* EXERCISE PROMPT:
Collect each line holding the string "with".

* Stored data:

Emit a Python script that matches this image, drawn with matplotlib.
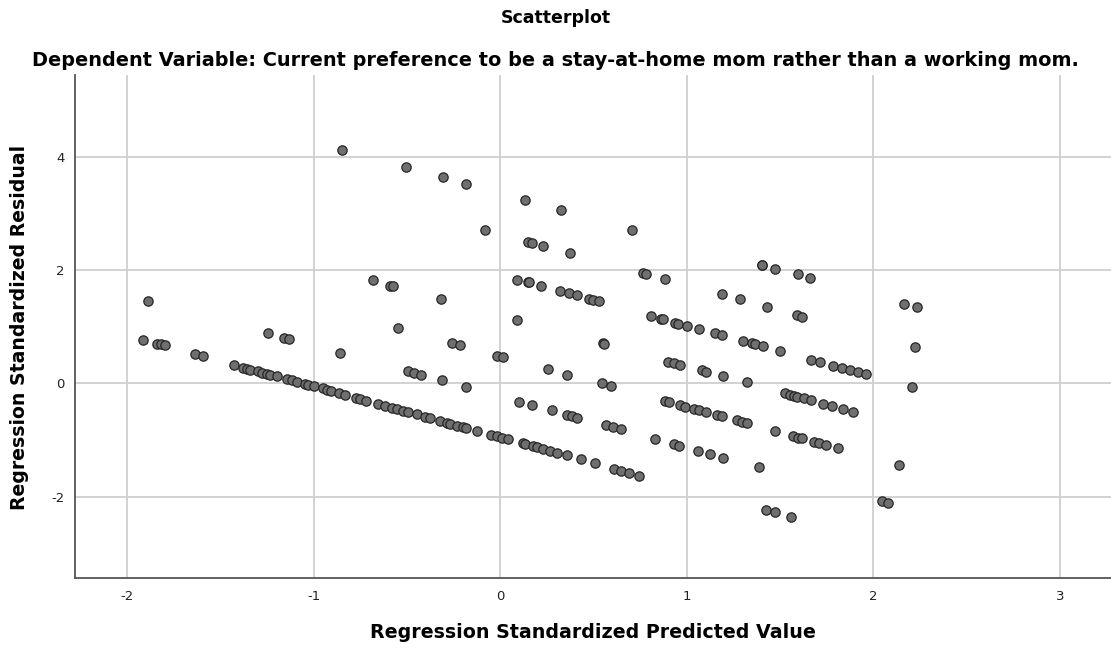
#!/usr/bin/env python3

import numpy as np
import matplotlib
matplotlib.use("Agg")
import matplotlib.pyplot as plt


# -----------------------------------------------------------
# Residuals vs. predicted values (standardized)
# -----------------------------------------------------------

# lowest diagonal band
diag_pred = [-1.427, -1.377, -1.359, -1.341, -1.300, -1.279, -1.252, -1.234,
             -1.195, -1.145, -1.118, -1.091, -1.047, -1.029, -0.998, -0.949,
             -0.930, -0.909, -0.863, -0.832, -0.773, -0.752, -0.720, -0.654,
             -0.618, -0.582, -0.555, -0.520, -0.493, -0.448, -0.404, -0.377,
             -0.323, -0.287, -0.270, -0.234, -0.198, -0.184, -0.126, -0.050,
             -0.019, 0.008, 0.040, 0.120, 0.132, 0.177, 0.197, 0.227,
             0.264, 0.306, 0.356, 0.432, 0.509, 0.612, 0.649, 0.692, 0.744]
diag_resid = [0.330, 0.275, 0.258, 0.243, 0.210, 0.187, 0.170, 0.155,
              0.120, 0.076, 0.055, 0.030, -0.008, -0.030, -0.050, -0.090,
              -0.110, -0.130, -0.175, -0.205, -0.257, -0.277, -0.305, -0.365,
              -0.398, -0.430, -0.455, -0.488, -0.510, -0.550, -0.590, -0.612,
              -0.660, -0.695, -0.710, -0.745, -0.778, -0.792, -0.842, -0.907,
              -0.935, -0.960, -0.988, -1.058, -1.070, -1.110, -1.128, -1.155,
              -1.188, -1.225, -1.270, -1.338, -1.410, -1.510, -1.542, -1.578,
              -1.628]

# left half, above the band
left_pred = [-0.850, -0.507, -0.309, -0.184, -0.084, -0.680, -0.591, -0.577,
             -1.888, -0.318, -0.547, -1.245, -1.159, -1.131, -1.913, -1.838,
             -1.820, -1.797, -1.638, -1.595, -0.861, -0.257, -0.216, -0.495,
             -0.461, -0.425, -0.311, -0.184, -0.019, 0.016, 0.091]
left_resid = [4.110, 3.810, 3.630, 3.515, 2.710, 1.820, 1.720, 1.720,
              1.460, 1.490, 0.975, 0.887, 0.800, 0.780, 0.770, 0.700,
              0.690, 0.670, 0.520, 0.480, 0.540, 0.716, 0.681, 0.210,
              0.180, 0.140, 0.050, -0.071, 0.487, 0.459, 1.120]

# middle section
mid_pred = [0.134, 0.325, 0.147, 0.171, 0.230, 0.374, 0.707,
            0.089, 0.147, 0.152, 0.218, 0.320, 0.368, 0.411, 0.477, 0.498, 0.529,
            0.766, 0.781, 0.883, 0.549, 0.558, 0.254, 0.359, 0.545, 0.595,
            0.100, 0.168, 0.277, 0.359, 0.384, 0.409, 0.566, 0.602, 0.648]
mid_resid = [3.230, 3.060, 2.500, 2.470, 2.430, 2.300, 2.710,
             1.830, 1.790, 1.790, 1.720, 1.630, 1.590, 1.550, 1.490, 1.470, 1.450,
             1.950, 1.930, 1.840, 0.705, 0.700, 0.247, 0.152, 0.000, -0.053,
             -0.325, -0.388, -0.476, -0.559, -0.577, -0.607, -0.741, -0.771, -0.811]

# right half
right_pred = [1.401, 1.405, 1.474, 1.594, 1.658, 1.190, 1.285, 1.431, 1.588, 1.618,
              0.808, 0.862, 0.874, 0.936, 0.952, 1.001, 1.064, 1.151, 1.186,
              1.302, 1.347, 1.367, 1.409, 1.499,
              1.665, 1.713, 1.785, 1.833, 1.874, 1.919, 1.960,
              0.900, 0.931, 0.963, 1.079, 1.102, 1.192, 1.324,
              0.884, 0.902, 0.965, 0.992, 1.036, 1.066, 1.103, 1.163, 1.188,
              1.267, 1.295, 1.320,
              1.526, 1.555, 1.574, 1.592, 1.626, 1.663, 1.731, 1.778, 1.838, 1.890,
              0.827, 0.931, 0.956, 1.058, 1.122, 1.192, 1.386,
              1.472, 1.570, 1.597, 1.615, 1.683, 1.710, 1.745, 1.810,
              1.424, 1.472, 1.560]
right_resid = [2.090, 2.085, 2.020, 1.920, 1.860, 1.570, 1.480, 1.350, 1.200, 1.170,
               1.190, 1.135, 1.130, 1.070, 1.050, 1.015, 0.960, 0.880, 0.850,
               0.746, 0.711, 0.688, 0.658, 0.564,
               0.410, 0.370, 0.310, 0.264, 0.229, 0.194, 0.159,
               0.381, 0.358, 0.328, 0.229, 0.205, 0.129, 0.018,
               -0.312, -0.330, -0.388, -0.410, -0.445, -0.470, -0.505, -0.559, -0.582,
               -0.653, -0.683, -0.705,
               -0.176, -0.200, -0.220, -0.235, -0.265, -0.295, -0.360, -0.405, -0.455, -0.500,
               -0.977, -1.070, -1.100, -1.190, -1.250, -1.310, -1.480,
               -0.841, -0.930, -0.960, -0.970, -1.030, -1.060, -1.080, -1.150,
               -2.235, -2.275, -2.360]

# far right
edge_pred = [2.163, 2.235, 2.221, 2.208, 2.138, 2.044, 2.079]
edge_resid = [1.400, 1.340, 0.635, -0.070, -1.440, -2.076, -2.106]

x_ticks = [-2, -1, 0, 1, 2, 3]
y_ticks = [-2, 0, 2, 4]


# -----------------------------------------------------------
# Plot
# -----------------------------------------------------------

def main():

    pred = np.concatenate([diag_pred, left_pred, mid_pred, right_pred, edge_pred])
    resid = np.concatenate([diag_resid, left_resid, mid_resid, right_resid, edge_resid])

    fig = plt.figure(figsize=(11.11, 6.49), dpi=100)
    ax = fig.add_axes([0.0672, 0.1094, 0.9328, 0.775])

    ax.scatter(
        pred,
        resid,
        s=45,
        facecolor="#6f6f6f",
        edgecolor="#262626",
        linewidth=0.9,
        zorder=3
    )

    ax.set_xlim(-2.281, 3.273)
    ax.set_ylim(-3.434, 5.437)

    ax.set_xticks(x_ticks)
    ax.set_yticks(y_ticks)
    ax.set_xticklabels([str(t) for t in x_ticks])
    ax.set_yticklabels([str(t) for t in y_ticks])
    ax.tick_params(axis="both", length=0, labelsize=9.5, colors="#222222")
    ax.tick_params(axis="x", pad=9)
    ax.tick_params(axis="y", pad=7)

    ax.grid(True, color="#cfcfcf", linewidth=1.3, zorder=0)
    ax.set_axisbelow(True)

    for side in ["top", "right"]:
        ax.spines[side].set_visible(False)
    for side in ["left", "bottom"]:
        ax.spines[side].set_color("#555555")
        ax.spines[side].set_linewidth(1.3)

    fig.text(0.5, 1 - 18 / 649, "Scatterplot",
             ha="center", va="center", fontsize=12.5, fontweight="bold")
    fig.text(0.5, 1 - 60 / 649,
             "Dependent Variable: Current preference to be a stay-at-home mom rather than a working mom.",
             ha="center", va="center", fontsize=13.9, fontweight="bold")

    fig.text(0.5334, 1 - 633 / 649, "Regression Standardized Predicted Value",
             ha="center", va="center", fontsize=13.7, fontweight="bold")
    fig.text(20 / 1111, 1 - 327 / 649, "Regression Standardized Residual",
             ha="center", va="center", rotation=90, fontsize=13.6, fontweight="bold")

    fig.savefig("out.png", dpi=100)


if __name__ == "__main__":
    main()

==

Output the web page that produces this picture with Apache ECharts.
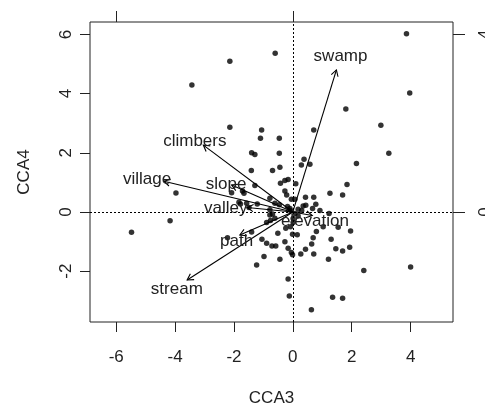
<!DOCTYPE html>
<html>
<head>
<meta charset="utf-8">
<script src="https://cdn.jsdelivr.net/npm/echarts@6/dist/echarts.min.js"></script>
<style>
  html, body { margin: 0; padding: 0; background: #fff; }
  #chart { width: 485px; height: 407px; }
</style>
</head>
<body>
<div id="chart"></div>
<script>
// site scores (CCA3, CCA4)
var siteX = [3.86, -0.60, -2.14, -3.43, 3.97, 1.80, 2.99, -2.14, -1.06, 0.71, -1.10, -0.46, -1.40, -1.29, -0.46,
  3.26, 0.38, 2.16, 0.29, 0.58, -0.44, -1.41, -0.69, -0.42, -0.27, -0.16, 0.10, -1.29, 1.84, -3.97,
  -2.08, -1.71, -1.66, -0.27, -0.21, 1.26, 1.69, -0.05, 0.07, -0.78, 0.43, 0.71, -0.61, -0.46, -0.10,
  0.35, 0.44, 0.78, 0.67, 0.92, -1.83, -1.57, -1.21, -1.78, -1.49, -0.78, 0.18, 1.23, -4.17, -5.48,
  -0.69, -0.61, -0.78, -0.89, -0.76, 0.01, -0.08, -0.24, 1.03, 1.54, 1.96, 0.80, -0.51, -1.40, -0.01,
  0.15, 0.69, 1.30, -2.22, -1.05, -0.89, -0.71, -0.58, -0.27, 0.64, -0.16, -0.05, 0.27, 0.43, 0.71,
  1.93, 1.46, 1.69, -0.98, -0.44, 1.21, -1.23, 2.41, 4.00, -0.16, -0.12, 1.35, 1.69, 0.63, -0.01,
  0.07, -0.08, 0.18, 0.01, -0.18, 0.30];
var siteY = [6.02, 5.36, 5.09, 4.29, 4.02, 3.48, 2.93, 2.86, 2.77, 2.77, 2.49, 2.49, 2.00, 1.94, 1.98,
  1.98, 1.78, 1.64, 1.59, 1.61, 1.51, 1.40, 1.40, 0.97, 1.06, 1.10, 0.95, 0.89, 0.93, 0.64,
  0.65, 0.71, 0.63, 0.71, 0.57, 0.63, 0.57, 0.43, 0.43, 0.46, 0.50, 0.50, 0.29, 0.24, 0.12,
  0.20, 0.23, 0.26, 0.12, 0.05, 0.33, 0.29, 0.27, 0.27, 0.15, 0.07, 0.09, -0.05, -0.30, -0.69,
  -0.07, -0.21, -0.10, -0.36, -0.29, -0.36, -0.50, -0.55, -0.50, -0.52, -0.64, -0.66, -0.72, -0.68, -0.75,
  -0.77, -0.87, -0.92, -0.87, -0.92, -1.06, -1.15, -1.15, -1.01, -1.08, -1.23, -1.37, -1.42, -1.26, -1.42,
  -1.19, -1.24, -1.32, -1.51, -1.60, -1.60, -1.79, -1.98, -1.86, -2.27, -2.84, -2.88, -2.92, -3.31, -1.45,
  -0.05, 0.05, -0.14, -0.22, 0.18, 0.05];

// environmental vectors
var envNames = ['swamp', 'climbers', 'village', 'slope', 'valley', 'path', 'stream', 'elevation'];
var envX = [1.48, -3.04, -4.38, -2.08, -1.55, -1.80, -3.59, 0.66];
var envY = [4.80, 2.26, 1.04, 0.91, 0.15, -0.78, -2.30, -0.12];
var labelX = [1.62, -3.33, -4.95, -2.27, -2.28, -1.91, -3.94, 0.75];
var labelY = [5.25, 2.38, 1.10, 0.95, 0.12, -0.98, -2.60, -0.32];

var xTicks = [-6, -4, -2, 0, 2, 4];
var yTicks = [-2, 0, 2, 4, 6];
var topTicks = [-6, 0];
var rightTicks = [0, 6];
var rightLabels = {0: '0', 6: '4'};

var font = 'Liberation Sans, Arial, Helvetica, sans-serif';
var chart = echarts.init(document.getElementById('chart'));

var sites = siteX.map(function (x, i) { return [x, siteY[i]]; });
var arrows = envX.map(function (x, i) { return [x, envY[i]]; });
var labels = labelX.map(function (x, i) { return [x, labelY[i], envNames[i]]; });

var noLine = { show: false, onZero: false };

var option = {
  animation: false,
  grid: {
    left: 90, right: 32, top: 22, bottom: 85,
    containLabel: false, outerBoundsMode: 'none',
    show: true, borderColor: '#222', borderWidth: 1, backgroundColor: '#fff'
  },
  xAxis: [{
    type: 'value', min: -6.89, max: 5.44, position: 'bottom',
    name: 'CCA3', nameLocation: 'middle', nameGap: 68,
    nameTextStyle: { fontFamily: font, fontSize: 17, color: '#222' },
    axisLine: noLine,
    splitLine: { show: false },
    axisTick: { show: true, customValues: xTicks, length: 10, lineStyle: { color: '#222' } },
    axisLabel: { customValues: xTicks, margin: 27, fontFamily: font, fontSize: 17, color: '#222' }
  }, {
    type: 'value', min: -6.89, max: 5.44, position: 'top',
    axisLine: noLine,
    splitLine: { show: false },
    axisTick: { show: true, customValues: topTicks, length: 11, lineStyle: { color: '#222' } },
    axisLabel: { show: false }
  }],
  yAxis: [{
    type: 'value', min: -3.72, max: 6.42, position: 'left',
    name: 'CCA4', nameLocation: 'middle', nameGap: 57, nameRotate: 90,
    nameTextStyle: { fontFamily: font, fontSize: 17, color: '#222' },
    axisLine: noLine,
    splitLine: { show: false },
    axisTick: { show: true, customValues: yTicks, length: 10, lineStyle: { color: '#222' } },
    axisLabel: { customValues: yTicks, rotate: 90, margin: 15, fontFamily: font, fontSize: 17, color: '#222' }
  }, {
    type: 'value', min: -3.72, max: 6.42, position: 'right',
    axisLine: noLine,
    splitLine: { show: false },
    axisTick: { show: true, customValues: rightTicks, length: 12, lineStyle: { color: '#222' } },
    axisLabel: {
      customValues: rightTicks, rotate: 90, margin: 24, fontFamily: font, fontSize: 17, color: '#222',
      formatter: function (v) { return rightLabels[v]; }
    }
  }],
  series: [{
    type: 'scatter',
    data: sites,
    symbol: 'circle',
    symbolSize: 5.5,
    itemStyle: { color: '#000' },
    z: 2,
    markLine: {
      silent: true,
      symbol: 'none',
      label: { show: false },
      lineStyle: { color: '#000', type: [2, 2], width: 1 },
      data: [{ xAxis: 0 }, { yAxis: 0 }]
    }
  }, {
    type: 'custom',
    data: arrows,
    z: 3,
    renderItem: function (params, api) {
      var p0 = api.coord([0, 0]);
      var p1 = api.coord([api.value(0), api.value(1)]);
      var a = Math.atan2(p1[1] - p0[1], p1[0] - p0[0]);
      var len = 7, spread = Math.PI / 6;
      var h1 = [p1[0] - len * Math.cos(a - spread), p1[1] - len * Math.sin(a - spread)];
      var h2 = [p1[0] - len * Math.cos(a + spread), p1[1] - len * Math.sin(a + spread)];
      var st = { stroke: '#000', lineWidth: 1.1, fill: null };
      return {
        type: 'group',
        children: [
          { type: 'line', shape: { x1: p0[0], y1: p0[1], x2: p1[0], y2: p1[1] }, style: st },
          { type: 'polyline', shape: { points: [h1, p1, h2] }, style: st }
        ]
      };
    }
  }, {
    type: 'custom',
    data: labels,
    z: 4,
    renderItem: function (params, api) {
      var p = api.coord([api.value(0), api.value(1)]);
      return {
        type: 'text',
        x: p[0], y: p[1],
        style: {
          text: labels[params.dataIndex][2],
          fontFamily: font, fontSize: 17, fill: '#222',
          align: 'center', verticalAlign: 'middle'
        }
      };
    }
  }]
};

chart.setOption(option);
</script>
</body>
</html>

--

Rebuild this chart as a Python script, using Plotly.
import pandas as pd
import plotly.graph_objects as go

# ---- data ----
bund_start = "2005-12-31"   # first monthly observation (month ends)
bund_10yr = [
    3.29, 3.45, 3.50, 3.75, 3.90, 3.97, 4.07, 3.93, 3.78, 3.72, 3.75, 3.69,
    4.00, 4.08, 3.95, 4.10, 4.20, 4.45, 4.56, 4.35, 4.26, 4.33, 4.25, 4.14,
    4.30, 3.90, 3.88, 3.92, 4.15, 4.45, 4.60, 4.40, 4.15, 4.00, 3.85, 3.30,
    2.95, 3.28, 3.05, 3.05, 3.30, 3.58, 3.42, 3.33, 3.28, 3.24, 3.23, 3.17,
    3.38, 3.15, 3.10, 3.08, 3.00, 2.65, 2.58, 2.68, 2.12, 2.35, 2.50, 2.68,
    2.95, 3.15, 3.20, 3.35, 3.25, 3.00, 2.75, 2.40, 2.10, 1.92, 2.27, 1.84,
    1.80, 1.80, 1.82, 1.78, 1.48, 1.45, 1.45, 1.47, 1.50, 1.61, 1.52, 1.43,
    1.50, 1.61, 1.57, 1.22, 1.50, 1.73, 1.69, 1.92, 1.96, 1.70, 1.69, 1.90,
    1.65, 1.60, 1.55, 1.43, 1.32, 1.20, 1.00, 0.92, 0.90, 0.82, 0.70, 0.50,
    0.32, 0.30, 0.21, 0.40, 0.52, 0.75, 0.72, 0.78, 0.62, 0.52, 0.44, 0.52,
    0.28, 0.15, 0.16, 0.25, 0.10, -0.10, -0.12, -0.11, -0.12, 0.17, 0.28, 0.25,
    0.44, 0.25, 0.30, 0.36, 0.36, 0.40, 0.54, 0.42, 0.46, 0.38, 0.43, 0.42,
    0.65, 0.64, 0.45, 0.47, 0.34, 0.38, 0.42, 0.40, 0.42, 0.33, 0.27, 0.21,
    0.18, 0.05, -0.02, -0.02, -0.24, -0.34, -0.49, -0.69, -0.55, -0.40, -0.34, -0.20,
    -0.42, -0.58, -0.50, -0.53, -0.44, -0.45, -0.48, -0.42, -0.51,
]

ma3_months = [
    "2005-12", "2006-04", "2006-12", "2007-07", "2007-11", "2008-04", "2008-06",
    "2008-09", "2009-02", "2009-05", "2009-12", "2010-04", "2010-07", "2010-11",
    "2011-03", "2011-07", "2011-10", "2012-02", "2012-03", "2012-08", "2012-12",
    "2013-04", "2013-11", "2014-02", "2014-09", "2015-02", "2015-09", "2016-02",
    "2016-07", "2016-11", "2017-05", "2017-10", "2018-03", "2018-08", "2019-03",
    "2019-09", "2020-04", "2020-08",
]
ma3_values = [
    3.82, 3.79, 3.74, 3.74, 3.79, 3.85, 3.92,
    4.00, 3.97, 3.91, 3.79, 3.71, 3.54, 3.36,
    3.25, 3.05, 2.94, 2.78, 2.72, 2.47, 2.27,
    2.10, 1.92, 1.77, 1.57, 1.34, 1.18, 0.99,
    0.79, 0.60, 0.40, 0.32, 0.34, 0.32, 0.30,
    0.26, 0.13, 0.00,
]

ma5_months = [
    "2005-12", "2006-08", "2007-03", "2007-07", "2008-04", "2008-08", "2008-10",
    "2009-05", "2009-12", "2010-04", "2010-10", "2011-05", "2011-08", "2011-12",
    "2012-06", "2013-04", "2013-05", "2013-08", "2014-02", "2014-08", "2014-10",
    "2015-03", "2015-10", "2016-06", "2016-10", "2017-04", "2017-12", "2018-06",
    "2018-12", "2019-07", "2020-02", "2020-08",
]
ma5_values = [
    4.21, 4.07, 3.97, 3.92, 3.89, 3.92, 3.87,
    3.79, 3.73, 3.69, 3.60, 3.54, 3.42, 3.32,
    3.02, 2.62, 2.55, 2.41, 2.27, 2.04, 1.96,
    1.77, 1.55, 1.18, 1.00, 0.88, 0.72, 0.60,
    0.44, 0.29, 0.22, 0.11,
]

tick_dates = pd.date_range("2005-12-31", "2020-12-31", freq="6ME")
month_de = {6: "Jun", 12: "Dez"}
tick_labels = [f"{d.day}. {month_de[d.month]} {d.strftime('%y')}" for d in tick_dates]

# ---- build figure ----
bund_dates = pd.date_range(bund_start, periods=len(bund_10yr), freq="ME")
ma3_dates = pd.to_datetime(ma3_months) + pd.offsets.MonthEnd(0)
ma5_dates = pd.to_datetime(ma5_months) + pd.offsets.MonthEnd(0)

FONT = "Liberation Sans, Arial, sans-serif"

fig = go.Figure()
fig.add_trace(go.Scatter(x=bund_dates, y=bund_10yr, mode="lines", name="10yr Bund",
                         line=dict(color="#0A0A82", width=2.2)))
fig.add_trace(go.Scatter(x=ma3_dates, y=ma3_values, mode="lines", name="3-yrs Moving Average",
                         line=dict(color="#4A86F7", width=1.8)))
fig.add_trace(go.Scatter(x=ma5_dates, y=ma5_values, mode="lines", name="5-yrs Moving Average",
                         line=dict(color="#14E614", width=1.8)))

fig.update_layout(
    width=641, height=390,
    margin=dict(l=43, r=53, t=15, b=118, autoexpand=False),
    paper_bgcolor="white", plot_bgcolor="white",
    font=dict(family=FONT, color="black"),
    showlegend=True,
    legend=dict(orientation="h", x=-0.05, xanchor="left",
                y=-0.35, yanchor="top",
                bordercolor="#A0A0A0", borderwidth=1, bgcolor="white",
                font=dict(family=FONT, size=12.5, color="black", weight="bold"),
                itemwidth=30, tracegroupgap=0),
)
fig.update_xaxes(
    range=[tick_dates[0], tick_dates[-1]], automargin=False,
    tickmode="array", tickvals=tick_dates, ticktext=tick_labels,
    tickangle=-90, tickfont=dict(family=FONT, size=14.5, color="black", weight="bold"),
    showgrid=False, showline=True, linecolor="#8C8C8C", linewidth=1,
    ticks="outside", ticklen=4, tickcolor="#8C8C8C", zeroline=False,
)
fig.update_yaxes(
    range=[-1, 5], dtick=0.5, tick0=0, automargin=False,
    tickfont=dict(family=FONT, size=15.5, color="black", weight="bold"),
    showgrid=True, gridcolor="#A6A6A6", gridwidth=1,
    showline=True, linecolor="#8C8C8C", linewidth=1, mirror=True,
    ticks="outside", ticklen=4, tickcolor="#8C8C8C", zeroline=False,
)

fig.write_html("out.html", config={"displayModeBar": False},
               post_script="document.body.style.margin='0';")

* EXERCISE RESPONSE:
Emit a Python script that matches this image, drawn with matplotlib.
Output the web page that produces this picture with Apache ECharts.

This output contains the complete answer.